# [What you should do]
Reproduce all the material exactly, minus any pictures it holds.

# [Data excerpt]
· · · ·
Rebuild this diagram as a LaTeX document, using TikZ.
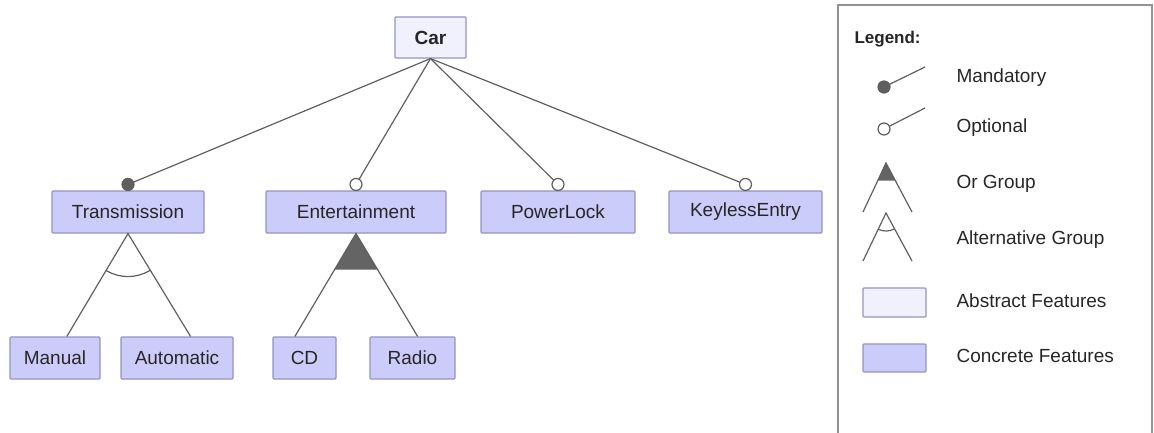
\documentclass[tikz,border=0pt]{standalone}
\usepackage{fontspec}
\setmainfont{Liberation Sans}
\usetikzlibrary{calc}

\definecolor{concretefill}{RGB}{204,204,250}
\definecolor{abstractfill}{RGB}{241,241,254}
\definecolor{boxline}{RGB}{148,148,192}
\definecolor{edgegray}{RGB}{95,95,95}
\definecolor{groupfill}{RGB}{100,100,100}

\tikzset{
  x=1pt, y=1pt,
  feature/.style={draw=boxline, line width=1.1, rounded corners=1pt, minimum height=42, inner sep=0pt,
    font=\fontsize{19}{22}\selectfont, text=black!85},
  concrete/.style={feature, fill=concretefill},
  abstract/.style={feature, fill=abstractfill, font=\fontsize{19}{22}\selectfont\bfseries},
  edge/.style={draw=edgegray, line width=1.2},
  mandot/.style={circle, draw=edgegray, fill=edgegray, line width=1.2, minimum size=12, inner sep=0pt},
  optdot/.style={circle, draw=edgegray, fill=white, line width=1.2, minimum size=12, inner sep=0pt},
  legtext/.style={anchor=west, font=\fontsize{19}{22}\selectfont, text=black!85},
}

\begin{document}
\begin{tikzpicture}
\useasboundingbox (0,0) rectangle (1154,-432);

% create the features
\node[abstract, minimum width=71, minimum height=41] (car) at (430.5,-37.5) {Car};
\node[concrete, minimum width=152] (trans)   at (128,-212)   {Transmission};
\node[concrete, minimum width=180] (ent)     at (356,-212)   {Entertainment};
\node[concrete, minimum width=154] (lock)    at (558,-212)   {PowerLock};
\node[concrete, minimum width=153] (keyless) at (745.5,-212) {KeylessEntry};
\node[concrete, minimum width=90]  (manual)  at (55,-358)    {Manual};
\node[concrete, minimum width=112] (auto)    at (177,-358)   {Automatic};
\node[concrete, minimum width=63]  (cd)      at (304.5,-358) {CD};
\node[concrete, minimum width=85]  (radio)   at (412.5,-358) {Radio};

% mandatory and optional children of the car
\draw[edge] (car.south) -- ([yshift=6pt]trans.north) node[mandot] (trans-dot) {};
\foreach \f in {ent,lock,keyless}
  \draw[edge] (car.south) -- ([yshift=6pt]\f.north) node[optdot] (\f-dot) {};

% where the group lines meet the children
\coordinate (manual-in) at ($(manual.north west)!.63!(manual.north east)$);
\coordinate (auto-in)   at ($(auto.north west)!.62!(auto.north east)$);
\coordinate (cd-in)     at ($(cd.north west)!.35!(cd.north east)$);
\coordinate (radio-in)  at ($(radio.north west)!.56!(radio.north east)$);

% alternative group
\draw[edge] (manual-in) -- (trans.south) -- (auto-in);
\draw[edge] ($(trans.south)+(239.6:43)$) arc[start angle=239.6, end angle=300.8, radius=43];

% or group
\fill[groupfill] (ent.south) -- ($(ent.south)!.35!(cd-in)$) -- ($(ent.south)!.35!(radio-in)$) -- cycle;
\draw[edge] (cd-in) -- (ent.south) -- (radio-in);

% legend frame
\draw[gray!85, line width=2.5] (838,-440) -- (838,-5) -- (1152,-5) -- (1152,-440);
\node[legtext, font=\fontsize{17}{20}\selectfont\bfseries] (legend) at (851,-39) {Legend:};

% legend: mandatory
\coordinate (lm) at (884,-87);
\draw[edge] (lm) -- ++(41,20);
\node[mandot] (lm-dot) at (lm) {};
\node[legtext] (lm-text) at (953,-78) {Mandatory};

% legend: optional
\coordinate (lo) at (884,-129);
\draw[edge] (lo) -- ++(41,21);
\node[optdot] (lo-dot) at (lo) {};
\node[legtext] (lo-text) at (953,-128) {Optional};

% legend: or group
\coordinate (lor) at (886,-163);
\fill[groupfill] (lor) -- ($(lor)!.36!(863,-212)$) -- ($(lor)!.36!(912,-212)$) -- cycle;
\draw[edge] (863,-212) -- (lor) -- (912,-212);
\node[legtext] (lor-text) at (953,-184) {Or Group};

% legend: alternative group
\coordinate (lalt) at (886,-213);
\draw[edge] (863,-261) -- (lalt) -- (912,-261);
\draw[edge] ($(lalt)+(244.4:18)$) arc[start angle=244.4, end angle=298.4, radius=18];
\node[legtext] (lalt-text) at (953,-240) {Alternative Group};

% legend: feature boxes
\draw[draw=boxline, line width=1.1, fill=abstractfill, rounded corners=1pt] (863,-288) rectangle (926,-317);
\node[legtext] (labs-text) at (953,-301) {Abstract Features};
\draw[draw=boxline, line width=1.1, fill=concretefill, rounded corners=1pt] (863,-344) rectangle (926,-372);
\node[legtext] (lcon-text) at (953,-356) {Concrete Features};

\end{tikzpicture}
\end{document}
· · · ·
# [Expected answer]
Rebuild this diagram as a LaTeX document, using TikZ.
\documentclass[tikz,border=0pt]{standalone}
\usepackage{fontspec}
\setmainfont{Liberation Sans}
\usetikzlibrary{calc}

\definecolor{concretefill}{RGB}{204,204,250}
\definecolor{abstractfill}{RGB}{241,241,254}
\definecolor{boxline}{RGB}{148,148,192}
\definecolor{edgegray}{RGB}{95,95,95}
\definecolor{groupfill}{RGB}{100,100,100}

\tikzset{
  x=1pt, y=1pt,
  feature/.style={draw=boxline, line width=1.1, rounded corners=1pt, minimum height=42, inner sep=0pt,
    font=\fontsize{19}{22}\selectfont, text=black!85},
  concrete/.style={feature, fill=concretefill},
  abstract/.style={feature, fill=abstractfill, font=\fontsize{19}{22}\selectfont\bfseries},
  edge/.style={draw=edgegray, line width=1.2},
  mandot/.style={circle, draw=edgegray, fill=edgegray, line width=1.2, minimum size=12, inner sep=0pt},
  optdot/.style={circle, draw=edgegray, fill=white, line width=1.2, minimum size=12, inner sep=0pt},
  legtext/.style={anchor=west, font=\fontsize{19}{22}\selectfont, text=black!85},
}

\begin{document}
\begin{tikzpicture}
\useasboundingbox (0,0) rectangle (1154,-432);

% create the features
\node[abstract, minimum width=71, minimum height=41] (car) at (430.5,-37.5) {Car};
\node[concrete, minimum width=152] (trans)   at (128,-212)   {Transmission};
\node[concrete, minimum width=180] (ent)     at (356,-212)   {Entertainment};
\node[concrete, minimum width=154] (lock)    at (558,-212)   {PowerLock};
\node[concrete, minimum width=153] (keyless) at (745.5,-212) {KeylessEntry};
\node[concrete, minimum width=90]  (manual)  at (55,-358)    {Manual};
\node[concrete, minimum width=112] (auto)    at (177,-358)   {Automatic};
\node[concrete, minimum width=63]  (cd)      at (304.5,-358) {CD};
\node[concrete, minimum width=85]  (radio)   at (412.5,-358) {Radio};

% mandatory and optional children of the car
\draw[edge] (car.south) -- ([yshift=6pt]trans.north) node[mandot] (trans-dot) {};
\foreach \f in {ent,lock,keyless}
  \draw[edge] (car.south) -- ([yshift=6pt]\f.north) node[optdot] (\f-dot) {};

% where the group lines meet the children
\coordinate (manual-in) at ($(manual.north west)!.63!(manual.north east)$);
\coordinate (auto-in)   at ($(auto.north west)!.62!(auto.north east)$);
\coordinate (cd-in)     at ($(cd.north west)!.35!(cd.north east)$);
\coordinate (radio-in)  at ($(radio.north west)!.56!(radio.north east)$);

% alternative group
\draw[edge] (manual-in) -- (trans.south) -- (auto-in);
\draw[edge] ($(trans.south)+(239.6:43)$) arc[start angle=239.6, end angle=300.8, radius=43];

% or group
\fill[groupfill] (ent.south) -- ($(ent.south)!.35!(cd-in)$) -- ($(ent.south)!.35!(radio-in)$) -- cycle;
\draw[edge] (cd-in) -- (ent.south) -- (radio-in);

% legend frame
\draw[gray!85, line width=2.5] (838,-440) -- (838,-5) -- (1152,-5) -- (1152,-440);
\node[legtext, font=\fontsize{17}{20}\selectfont\bfseries] (legend) at (851,-39) {Legend:};

% legend: mandatory
\coordinate (lm) at (884,-87);
\draw[edge] (lm) -- ++(41,20);
\node[mandot] (lm-dot) at (lm) {};
\node[legtext] (lm-text) at (953,-78) {Mandatory};

% legend: optional
\coordinate (lo) at (884,-129);
\draw[edge] (lo) -- ++(41,21);
\node[optdot] (lo-dot) at (lo) {};
\node[legtext] (lo-text) at (953,-128) {Optional};

% legend: or group
\coordinate (lor) at (886,-163);
\fill[groupfill] (lor) -- ($(lor)!.36!(863,-212)$) -- ($(lor)!.36!(912,-212)$) -- cycle;
\draw[edge] (863,-212) -- (lor) -- (912,-212);
\node[legtext] (lor-text) at (953,-184) {Or Group};

% legend: alternative group
\coordinate (lalt) at (886,-213);
\draw[edge] (863,-261) -- (lalt) -- (912,-261);
\draw[edge] ($(lalt)+(244.4:18)$) arc[start angle=244.4, end angle=298.4, radius=18];
\node[legtext] (lalt-text) at (953,-240) {Alternative Group};

% legend: feature boxes
\draw[draw=boxline, line width=1.1, fill=abstractfill, rounded corners=1pt] (863,-288) rectangle (926,-317);
\node[legtext] (labs-text) at (953,-301) {Abstract Features};
\draw[draw=boxline, line width=1.1, fill=concretefill, rounded corners=1pt] (863,-344) rectangle (926,-372);
\node[legtext] (lcon-text) at (953,-356) {Concrete Features};

\end{tikzpicture}
\end{document}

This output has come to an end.